— START OF Records supplied —

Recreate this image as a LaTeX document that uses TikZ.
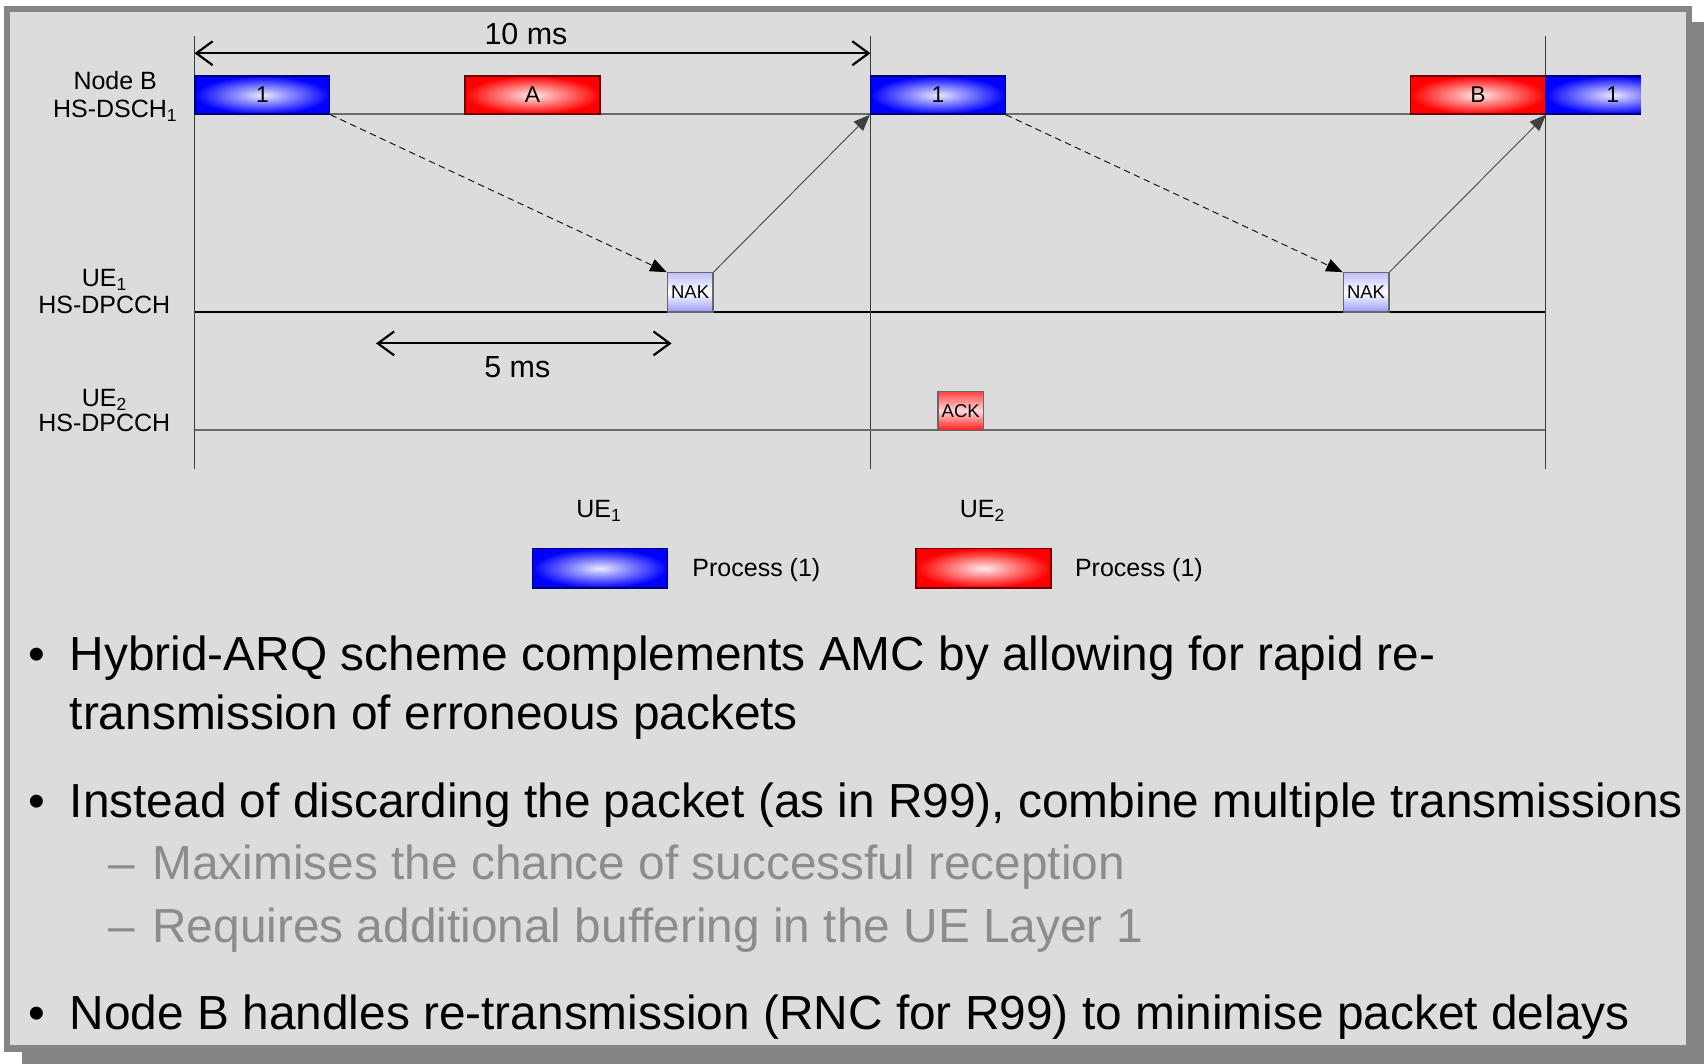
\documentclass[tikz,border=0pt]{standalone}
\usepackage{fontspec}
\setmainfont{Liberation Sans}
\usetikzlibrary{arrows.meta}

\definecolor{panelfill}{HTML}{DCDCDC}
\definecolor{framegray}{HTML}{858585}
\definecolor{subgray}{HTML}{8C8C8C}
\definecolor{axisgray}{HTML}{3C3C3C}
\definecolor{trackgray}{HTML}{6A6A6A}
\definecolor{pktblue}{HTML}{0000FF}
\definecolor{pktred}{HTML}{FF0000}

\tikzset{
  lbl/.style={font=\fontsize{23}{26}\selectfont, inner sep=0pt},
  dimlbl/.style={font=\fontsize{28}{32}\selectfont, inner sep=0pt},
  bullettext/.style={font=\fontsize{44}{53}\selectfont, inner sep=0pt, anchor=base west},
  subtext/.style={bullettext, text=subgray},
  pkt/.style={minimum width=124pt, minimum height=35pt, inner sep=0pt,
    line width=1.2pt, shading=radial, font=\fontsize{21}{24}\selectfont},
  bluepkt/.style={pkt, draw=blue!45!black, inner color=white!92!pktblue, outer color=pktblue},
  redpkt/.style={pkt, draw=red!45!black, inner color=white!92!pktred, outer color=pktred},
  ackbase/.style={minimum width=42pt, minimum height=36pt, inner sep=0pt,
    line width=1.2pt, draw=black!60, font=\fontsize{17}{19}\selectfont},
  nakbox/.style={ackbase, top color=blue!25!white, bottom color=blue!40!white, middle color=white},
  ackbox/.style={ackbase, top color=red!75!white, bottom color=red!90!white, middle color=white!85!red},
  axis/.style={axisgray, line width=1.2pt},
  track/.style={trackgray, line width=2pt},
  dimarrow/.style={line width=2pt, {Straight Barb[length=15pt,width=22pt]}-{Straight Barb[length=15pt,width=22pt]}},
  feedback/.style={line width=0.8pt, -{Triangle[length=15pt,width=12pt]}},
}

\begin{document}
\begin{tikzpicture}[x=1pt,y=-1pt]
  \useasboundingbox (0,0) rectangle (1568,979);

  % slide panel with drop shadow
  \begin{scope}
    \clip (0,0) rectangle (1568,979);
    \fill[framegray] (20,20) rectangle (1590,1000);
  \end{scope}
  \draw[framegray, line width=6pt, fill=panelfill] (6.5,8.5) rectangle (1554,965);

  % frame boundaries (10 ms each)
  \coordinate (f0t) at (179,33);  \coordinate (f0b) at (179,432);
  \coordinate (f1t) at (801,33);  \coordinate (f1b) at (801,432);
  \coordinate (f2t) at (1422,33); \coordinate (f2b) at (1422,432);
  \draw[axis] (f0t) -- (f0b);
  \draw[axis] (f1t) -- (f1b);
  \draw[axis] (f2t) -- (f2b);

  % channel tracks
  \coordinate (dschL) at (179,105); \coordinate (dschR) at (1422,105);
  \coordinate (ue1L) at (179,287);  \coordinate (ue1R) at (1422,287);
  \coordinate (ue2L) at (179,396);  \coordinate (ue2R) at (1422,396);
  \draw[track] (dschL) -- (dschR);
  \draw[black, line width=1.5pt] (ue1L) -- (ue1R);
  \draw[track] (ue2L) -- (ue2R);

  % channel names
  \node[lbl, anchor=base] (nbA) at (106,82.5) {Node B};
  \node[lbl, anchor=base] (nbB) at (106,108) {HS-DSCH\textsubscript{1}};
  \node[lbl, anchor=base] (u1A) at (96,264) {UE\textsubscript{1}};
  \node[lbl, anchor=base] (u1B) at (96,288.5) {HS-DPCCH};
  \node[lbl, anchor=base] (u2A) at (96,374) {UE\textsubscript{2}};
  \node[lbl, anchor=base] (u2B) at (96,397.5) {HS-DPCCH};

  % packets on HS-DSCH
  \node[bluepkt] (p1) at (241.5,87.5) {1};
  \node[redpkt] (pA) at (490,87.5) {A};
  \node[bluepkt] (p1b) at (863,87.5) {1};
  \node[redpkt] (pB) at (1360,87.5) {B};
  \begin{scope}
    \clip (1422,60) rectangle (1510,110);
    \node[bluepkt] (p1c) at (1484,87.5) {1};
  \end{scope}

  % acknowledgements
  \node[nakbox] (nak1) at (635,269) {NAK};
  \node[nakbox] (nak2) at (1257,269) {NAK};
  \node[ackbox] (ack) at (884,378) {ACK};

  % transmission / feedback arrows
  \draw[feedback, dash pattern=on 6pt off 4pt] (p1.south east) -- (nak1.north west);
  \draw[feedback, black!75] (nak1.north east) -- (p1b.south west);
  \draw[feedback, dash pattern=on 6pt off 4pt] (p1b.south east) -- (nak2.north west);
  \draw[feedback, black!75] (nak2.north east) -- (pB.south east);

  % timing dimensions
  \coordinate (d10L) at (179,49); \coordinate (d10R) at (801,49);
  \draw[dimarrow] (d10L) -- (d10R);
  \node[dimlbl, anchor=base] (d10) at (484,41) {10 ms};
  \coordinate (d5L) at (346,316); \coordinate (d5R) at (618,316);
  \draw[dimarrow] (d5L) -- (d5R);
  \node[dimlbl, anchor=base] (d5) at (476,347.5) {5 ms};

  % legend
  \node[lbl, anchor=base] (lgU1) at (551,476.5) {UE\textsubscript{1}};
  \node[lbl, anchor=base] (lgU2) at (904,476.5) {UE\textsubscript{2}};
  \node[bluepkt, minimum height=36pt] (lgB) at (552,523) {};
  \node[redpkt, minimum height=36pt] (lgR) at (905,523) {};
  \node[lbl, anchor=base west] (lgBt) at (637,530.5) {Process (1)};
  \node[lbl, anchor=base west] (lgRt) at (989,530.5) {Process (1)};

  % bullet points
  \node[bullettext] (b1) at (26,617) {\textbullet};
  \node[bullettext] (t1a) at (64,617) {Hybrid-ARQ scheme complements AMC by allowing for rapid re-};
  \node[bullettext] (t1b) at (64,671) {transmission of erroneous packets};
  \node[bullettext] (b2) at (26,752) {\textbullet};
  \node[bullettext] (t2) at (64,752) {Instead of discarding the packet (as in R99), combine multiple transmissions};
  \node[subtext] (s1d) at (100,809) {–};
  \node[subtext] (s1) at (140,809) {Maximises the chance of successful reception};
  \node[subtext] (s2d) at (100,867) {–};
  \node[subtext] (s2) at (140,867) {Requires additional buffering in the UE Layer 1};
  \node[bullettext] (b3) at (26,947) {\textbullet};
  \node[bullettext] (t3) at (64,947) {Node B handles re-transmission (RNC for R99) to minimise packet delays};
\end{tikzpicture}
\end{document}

— END OF Records supplied —
— START OF Records supplied —

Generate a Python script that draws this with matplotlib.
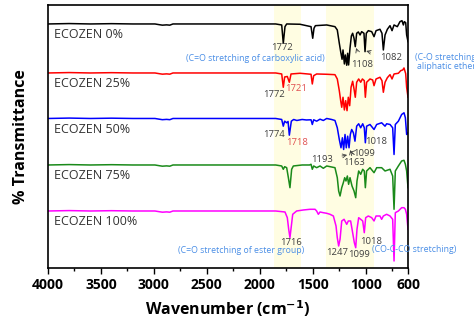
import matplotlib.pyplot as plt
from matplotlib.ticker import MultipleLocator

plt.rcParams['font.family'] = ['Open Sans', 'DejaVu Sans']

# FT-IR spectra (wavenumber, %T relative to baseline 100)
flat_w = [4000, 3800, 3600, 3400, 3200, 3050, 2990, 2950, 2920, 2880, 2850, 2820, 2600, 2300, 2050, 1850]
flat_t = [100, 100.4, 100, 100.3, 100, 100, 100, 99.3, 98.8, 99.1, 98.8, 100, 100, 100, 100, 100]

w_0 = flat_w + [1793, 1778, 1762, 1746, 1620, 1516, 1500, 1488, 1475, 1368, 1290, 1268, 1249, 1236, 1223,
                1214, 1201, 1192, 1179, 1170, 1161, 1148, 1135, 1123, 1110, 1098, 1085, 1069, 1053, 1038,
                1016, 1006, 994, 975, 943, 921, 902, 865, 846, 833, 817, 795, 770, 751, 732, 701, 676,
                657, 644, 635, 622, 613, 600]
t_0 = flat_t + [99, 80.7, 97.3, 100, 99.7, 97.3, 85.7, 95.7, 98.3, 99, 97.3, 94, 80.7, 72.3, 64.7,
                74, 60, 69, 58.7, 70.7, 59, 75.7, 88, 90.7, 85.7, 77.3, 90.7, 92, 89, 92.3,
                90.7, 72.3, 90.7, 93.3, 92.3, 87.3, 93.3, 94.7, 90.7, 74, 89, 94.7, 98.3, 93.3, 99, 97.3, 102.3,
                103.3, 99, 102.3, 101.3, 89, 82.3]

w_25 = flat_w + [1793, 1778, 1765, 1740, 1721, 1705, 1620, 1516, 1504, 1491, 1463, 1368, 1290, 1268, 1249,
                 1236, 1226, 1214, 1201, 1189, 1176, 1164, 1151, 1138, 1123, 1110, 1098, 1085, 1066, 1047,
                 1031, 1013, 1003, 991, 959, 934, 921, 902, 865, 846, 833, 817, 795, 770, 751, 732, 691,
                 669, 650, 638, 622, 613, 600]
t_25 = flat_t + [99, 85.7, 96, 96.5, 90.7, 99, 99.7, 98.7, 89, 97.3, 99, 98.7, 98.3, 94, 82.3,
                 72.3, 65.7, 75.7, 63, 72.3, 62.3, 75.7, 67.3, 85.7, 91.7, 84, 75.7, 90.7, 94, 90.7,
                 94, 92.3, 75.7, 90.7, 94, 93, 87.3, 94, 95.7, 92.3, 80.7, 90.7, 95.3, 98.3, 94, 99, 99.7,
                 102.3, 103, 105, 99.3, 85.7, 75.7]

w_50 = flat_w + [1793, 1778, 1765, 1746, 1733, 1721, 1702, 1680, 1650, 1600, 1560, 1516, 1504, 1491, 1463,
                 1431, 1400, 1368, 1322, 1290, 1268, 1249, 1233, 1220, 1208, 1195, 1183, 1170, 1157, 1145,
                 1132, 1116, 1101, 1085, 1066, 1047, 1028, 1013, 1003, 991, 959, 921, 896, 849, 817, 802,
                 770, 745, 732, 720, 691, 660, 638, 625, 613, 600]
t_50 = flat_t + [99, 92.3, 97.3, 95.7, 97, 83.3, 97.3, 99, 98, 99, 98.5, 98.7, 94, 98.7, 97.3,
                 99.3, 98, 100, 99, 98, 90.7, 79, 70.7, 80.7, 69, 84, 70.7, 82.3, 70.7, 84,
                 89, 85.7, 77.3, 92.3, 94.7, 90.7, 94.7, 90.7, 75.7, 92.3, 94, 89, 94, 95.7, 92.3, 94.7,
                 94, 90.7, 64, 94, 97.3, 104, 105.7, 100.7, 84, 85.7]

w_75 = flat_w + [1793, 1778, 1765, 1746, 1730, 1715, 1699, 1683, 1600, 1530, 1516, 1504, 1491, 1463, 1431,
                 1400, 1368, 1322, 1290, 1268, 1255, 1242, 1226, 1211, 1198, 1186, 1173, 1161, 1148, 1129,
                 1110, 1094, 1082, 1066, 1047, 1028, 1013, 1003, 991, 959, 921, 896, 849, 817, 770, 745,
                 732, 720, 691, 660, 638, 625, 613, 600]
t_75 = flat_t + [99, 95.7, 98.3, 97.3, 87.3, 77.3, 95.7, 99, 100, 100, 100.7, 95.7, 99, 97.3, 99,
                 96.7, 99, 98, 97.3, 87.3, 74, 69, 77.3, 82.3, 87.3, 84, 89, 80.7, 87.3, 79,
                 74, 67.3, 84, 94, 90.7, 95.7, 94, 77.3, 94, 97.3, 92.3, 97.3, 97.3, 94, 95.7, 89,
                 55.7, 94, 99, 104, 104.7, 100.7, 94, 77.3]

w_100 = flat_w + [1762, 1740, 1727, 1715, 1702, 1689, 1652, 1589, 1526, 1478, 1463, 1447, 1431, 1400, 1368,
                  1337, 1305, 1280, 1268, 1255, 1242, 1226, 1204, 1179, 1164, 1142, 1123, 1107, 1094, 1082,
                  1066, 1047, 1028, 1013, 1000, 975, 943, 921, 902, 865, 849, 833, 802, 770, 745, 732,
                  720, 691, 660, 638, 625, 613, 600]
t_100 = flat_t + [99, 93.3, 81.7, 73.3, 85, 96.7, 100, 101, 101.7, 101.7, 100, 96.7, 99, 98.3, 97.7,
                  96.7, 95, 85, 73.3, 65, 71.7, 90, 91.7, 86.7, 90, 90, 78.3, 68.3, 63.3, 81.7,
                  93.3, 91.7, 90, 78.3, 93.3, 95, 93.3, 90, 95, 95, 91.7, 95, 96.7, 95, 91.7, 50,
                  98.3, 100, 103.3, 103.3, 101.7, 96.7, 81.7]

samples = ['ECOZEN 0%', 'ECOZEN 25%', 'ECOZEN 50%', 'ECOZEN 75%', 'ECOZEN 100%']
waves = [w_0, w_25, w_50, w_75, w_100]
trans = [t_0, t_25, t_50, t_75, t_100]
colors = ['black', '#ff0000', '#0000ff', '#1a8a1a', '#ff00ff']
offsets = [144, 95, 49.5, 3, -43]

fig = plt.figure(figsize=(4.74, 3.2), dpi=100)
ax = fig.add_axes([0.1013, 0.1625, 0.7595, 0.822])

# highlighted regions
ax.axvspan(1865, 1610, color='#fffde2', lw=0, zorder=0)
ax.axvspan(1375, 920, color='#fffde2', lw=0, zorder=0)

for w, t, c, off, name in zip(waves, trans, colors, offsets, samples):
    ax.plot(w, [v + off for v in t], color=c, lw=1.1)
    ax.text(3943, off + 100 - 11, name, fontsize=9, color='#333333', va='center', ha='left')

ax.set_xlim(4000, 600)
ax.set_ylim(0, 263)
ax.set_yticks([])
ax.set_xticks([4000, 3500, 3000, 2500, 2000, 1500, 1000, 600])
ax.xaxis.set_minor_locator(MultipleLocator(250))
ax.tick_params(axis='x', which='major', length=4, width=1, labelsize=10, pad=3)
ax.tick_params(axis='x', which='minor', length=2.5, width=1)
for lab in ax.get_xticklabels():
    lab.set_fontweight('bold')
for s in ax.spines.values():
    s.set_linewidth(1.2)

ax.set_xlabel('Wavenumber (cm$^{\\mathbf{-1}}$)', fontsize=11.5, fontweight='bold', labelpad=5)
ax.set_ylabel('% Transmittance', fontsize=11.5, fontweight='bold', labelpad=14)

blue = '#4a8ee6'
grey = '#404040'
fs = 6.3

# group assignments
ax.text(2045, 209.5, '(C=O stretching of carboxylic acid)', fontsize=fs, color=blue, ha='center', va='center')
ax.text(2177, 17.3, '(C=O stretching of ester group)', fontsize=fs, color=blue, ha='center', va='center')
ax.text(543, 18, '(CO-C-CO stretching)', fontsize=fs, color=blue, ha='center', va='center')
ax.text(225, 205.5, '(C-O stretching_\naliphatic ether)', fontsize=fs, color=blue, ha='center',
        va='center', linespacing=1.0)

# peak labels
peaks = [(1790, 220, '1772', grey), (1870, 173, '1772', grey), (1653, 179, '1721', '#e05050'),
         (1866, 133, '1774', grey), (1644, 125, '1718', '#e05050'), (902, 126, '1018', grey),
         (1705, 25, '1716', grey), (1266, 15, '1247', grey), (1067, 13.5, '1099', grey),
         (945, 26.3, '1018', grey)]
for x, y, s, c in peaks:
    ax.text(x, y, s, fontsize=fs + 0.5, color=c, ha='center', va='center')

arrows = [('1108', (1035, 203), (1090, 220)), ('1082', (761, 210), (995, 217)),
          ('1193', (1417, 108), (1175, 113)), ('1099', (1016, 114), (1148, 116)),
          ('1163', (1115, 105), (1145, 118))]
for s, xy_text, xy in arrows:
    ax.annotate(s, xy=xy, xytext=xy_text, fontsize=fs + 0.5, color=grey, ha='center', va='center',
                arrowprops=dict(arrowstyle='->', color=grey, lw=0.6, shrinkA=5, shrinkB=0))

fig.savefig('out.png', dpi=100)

— END OF Records supplied —
— START OF Records supplied —

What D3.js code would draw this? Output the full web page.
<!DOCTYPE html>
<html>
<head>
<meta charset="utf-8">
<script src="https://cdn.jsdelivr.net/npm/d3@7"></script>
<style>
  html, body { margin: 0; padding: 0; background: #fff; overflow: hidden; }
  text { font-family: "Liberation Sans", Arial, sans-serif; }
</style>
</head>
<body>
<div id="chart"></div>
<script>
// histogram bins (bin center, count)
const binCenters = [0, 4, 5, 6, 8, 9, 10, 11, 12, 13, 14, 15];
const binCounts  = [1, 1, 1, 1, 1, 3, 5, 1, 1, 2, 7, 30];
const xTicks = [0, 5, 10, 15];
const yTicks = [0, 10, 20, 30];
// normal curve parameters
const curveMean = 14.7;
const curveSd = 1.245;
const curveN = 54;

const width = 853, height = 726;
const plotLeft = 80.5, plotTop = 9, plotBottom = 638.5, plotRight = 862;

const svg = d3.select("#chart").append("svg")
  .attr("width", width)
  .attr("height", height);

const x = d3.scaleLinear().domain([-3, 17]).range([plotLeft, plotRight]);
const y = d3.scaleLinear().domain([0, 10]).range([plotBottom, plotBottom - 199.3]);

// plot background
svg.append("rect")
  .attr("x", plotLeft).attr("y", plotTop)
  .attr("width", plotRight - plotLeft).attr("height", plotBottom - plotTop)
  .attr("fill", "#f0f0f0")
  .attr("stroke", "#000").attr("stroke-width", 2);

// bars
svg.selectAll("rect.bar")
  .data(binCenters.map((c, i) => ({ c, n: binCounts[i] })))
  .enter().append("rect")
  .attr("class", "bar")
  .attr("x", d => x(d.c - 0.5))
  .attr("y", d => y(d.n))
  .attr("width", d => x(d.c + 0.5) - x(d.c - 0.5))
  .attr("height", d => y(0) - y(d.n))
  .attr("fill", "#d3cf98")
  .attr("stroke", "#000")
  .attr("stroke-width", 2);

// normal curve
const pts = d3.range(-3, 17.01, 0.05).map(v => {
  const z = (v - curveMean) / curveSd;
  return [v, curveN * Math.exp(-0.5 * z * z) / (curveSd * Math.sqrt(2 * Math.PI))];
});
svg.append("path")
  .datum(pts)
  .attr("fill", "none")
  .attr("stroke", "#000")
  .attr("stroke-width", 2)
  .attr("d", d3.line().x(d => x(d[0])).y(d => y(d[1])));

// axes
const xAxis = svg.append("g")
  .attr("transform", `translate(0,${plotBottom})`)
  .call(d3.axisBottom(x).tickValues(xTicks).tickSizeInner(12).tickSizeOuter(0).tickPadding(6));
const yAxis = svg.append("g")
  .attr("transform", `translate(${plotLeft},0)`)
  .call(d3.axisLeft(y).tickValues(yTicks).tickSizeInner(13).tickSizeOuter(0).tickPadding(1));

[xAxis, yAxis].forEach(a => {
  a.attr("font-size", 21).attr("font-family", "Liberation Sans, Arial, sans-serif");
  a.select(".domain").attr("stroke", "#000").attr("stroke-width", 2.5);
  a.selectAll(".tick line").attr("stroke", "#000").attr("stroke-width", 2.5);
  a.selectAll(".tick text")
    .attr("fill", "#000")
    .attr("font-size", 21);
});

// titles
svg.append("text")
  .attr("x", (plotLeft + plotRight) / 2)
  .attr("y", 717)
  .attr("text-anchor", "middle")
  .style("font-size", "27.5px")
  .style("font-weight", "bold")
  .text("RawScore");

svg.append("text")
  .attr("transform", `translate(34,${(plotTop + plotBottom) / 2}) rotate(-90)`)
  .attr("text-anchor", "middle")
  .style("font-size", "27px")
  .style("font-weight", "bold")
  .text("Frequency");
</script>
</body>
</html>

— END OF Records supplied —

_Written exercise_
From the records above, copy exactly the lines starting at the one with "Generate a Python" and ending at the one with "102.3, 103, 105, 99.3, 85.7, 75.7]", and no others. Pictures stay out.

_Result of the task_
Generate a Python script that draws this with matplotlib.
import matplotlib.pyplot as plt
from matplotlib.ticker import MultipleLocator

plt.rcParams['font.family'] = ['Open Sans', 'DejaVu Sans']

# FT-IR spectra (wavenumber, %T relative to baseline 100)
flat_w = [4000, 3800, 3600, 3400, 3200, 3050, 2990, 2950, 2920, 2880, 2850, 2820, 2600, 2300, 2050, 1850]
flat_t = [100, 100.4, 100, 100.3, 100, 100, 100, 99.3, 98.8, 99.1, 98.8, 100, 100, 100, 100, 100]

w_0 = flat_w + [1793, 1778, 1762, 1746, 1620, 1516, 1500, 1488, 1475, 1368, 1290, 1268, 1249, 1236, 1223,
                1214, 1201, 1192, 1179, 1170, 1161, 1148, 1135, 1123, 1110, 1098, 1085, 1069, 1053, 1038,
                1016, 1006, 994, 975, 943, 921, 902, 865, 846, 833, 817, 795, 770, 751, 732, 701, 676,
                657, 644, 635, 622, 613, 600]
t_0 = flat_t + [99, 80.7, 97.3, 100, 99.7, 97.3, 85.7, 95.7, 98.3, 99, 97.3, 94, 80.7, 72.3, 64.7,
                74, 60, 69, 58.7, 70.7, 59, 75.7, 88, 90.7, 85.7, 77.3, 90.7, 92, 89, 92.3,
                90.7, 72.3, 90.7, 93.3, 92.3, 87.3, 93.3, 94.7, 90.7, 74, 89, 94.7, 98.3, 93.3, 99, 97.3, 102.3,
                103.3, 99, 102.3, 101.3, 89, 82.3]

w_25 = flat_w + [1793, 1778, 1765, 1740, 1721, 1705, 1620, 1516, 1504, 1491, 1463, 1368, 1290, 1268, 1249,
                 1236, 1226, 1214, 1201, 1189, 1176, 1164, 1151, 1138, 1123, 1110, 1098, 1085, 1066, 1047,
                 1031, 1013, 1003, 991, 959, 934, 921, 902, 865, 846, 833, 817, 795, 770, 751, 732, 691,
                 669, 650, 638, 622, 613, 600]
t_25 = flat_t + [99, 85.7, 96, 96.5, 90.7, 99, 99.7, 98.7, 89, 97.3, 99, 98.7, 98.3, 94, 82.3,
                 72.3, 65.7, 75.7, 63, 72.3, 62.3, 75.7, 67.3, 85.7, 91.7, 84, 75.7, 90.7, 94, 90.7,
                 94, 92.3, 75.7, 90.7, 94, 93, 87.3, 94, 95.7, 92.3, 80.7, 90.7, 95.3, 98.3, 94, 99, 99.7,
                 102.3, 103, 105, 99.3, 85.7, 75.7]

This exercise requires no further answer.